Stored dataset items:

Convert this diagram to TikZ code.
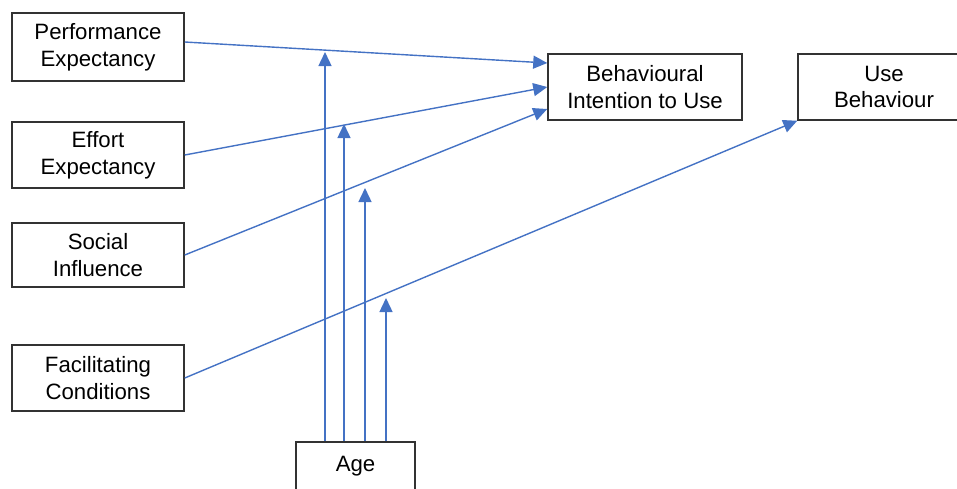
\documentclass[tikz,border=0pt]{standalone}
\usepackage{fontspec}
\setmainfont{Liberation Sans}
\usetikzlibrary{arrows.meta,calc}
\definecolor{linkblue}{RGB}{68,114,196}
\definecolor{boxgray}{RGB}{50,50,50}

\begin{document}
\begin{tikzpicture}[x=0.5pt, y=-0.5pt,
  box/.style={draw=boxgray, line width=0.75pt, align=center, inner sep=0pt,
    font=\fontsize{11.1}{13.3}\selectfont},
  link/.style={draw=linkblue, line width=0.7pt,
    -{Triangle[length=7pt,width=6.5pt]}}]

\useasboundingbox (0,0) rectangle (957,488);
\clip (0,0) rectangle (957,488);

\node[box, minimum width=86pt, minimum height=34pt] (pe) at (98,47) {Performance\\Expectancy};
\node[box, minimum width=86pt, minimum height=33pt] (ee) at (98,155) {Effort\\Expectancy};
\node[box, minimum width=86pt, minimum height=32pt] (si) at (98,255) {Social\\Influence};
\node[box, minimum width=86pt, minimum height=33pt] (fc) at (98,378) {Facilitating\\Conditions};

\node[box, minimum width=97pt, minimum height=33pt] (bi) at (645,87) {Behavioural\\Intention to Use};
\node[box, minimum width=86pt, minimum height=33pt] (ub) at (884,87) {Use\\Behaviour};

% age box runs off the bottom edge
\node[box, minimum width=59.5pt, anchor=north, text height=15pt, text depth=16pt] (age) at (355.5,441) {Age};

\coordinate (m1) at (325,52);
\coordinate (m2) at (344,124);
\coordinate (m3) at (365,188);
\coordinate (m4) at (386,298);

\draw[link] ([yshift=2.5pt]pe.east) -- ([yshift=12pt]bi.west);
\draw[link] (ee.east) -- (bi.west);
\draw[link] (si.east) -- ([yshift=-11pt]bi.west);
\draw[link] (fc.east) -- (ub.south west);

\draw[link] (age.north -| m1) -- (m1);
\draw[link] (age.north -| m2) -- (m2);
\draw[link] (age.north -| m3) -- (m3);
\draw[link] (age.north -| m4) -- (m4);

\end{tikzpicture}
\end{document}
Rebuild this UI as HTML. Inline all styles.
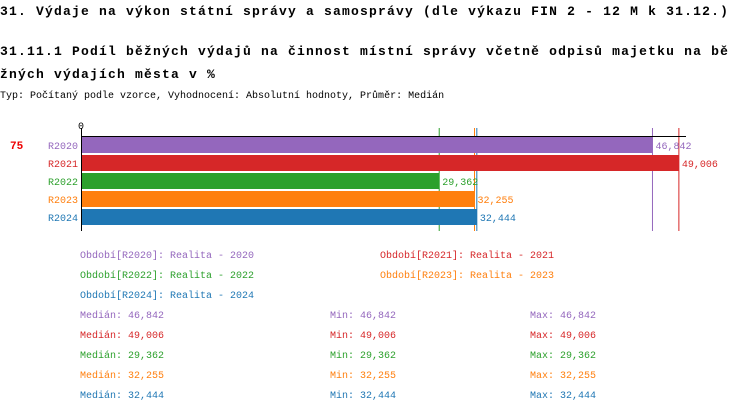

EXERCISE PROMPT:
Print every record above exactly as written, leaving out the pictures.

THE SOLUTION:
Convert this diagram to TikZ code.
\documentclass[tikz,border=0pt]{standalone}
\usepackage{fontspec}
\setmainfont{Liberation Sans}
\usetikzlibrary{arrows.meta,calc}
\definecolor{linkblue}{RGB}{68,114,196}
\definecolor{boxgray}{RGB}{50,50,50}

\begin{document}
\begin{tikzpicture}[x=0.5pt, y=-0.5pt,
  box/.style={draw=boxgray, line width=0.75pt, align=center, inner sep=0pt,
    font=\fontsize{11.1}{13.3}\selectfont},
  link/.style={draw=linkblue, line width=0.7pt,
    -{Triangle[length=7pt,width=6.5pt]}}]

\useasboundingbox (0,0) rectangle (957,488);
\clip (0,0) rectangle (957,488);

\node[box, minimum width=86pt, minimum height=34pt] (pe) at (98,47) {Performance\\Expectancy};
\node[box, minimum width=86pt, minimum height=33pt] (ee) at (98,155) {Effort\\Expectancy};
\node[box, minimum width=86pt, minimum height=32pt] (si) at (98,255) {Social\\Influence};
\node[box, minimum width=86pt, minimum height=33pt] (fc) at (98,378) {Facilitating\\Conditions};

\node[box, minimum width=97pt, minimum height=33pt] (bi) at (645,87) {Behavioural\\Intention to Use};
\node[box, minimum width=86pt, minimum height=33pt] (ub) at (884,87) {Use\\Behaviour};

% age box runs off the bottom edge
\node[box, minimum width=59.5pt, anchor=north, text height=15pt, text depth=16pt] (age) at (355.5,441) {Age};

\coordinate (m1) at (325,52);
\coordinate (m2) at (344,124);
\coordinate (m3) at (365,188);
\coordinate (m4) at (386,298);

\draw[link] ([yshift=2.5pt]pe.east) -- ([yshift=12pt]bi.west);
\draw[link] (ee.east) -- (bi.west);
\draw[link] (si.east) -- ([yshift=-11pt]bi.west);
\draw[link] (fc.east) -- (ub.south west);

\draw[link] (age.north -| m1) -- (m1);
\draw[link] (age.north -| m2) -- (m2);
\draw[link] (age.north -| m3) -- (m3);
\draw[link] (age.north -| m4) -- (m4);

\end{tikzpicture}
\end{document}
Rebuild this UI as HTML. Inline all styles.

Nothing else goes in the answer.